About the XP thing: I just thought about it, and maybe it's not 
really supposed to stand for anything, besides added marketing
hype. Lately here in the US, there's been a trend to add random,
seemingly meaningless extra letters to a product's name and it's
mothing but market-speak. It first became popular with car tires and
has spread into other markets, such as over-the-counter or
prescription drugs. 


> America there are more geek-savvy investors). A foundation seems like a 
> better way to run a Free software project, as the FSF, GNU and Debian 

As experience with 386bsd/netbsd/freebsd has shown, that model can
fractionalize as well and get bogged down with "political" issues -
this does seem to be the case with the splits in the BSD camp. I'm not
saying at all that Debian will do this, though. 
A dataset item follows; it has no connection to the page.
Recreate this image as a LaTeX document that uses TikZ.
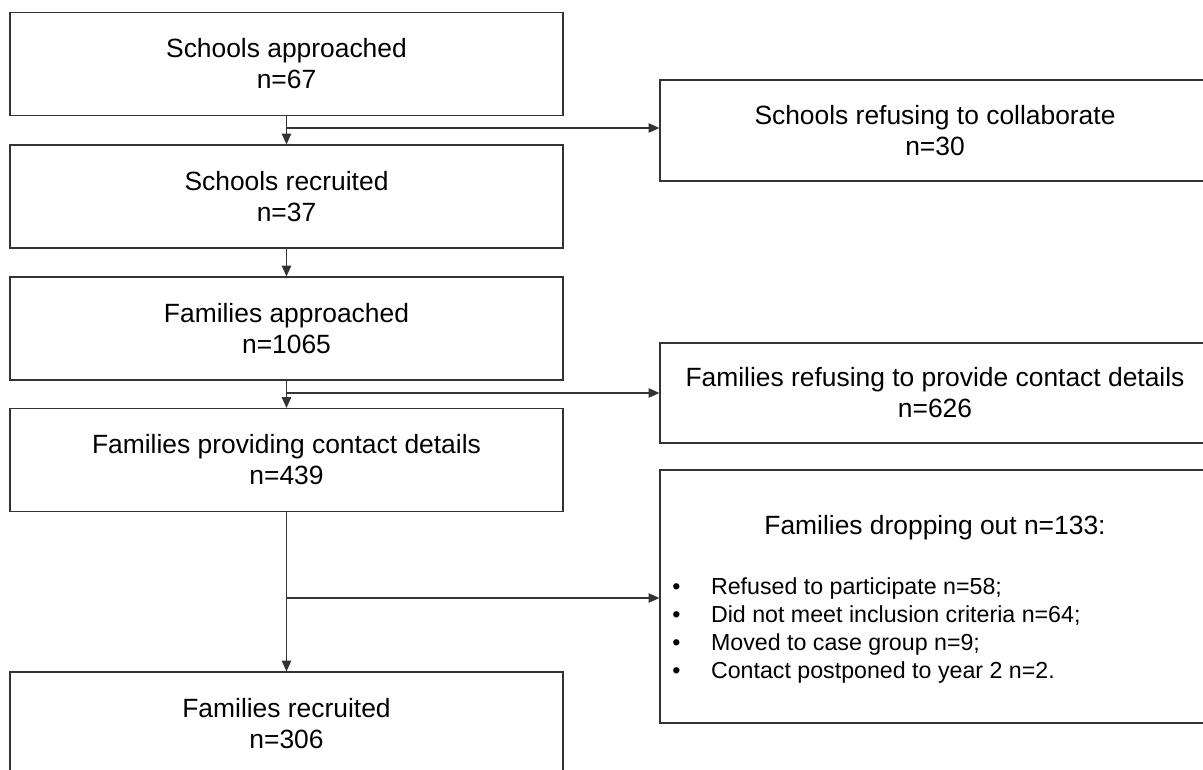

> have done (I admit this also has its problems, since such foundations 
> can become isolated from end-users  - I didn't go down the Debian

It seems that Debian may be more difficult, and I wouldn't recommend
it either to a linux newbie. 

> long and prospers, but if it doesn't, the software will live on.  You 
> can't keep a good idea down.

Certainly it will. But with a good set of standards in place which I
think already might exist, it shouldn't matter so much what
distribution I install -- in other words, do we need packages for
Mandrake, Debian, Red Hat, etc., etc.,?